◆ **AIM OF THE TASK**: Return verbatim everything from the first line through the line that contains "from plotly.subplots import make_subplots", and stop there.
[Begin]
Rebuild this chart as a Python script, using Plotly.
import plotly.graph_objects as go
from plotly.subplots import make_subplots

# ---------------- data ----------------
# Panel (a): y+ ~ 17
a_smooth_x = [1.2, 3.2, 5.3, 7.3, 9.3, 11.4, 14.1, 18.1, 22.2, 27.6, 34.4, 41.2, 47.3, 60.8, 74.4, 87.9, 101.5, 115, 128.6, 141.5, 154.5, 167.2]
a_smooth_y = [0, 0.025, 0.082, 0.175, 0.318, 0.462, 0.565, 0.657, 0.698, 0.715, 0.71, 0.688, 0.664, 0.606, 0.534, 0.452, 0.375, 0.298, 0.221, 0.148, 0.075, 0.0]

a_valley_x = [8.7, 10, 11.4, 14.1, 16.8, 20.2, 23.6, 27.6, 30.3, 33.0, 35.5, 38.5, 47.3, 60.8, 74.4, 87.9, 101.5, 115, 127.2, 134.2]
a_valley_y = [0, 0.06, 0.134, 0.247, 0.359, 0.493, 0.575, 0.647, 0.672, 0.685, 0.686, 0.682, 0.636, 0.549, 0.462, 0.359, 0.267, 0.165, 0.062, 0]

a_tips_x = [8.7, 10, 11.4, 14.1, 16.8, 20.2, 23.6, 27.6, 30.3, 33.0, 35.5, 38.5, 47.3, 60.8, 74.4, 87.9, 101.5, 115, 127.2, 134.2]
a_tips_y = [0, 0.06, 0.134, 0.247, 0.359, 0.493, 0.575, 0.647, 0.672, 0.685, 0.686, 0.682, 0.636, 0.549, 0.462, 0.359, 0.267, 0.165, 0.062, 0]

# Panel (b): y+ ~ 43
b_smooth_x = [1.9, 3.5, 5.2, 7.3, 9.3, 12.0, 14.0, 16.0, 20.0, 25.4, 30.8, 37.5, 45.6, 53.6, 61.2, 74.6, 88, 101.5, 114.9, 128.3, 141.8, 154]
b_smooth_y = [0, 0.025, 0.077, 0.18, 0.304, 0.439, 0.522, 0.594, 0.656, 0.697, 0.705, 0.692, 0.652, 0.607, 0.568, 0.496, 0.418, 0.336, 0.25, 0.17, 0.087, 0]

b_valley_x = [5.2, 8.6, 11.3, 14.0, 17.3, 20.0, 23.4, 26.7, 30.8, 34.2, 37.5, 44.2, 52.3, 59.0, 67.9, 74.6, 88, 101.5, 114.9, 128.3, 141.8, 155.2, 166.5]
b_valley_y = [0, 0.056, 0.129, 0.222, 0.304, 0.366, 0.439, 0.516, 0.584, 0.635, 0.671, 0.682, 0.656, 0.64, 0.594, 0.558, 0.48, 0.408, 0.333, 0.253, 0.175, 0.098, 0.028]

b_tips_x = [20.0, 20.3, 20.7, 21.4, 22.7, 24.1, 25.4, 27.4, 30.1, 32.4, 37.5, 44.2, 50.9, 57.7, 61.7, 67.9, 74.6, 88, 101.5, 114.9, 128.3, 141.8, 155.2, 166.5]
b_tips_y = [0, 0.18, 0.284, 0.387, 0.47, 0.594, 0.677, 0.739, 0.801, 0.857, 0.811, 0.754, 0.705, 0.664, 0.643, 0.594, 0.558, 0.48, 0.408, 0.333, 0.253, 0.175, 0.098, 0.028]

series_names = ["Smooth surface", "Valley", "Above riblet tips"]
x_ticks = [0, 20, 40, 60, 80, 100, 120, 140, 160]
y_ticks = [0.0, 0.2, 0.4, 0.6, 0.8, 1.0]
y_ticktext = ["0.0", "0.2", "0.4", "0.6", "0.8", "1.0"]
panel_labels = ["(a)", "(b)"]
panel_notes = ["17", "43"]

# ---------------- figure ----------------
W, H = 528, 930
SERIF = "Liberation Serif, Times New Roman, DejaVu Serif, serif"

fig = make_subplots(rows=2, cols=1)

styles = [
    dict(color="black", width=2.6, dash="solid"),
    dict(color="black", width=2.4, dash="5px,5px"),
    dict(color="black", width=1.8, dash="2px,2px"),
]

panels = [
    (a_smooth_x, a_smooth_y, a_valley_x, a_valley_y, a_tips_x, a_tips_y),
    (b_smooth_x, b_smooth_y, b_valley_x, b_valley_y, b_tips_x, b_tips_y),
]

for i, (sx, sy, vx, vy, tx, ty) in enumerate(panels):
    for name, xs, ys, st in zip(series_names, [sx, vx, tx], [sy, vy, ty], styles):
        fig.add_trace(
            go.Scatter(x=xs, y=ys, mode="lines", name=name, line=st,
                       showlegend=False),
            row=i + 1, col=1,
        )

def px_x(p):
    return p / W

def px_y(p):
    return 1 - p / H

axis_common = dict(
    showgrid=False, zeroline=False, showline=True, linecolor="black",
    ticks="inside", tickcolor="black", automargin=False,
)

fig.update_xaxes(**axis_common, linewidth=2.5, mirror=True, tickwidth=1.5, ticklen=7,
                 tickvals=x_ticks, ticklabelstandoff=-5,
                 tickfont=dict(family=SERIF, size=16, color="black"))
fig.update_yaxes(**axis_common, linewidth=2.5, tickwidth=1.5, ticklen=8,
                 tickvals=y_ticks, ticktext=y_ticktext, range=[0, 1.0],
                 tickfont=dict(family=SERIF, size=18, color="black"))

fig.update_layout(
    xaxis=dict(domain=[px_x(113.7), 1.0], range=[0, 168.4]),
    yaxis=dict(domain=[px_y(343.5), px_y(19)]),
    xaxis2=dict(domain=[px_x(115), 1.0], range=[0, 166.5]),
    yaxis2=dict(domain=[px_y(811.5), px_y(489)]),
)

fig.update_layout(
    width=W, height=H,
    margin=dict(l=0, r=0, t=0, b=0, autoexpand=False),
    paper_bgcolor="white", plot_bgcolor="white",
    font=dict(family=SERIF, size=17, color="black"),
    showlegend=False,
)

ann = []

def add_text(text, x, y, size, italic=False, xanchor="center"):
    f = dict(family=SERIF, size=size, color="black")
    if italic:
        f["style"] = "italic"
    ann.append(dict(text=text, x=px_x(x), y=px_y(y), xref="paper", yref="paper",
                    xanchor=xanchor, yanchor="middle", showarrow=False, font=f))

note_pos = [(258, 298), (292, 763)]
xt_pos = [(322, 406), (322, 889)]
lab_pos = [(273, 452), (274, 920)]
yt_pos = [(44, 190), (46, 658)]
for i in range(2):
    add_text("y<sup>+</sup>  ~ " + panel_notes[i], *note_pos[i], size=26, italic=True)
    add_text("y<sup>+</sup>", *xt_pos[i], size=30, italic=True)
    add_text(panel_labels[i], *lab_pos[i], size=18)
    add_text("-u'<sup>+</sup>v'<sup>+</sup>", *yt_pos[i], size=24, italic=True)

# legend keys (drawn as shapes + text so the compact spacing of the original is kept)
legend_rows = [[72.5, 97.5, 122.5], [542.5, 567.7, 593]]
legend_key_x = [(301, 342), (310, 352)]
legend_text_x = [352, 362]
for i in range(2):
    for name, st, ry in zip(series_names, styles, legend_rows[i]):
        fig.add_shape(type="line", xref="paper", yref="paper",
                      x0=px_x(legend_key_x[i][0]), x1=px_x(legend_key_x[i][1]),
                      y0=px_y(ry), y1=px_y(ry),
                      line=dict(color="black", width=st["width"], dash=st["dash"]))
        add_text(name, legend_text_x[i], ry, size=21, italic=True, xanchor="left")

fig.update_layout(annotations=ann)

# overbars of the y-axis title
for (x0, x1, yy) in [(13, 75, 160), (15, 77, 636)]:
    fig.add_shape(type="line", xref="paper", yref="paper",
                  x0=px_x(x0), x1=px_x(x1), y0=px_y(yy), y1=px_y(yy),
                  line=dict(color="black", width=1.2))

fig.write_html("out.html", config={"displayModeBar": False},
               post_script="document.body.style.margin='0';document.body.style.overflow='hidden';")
[End]
◆ **TASK RESULT**:
Rebuild this chart as a Python script, using Plotly.
import plotly.graph_objects as go
from plotly.subplots import make_subplots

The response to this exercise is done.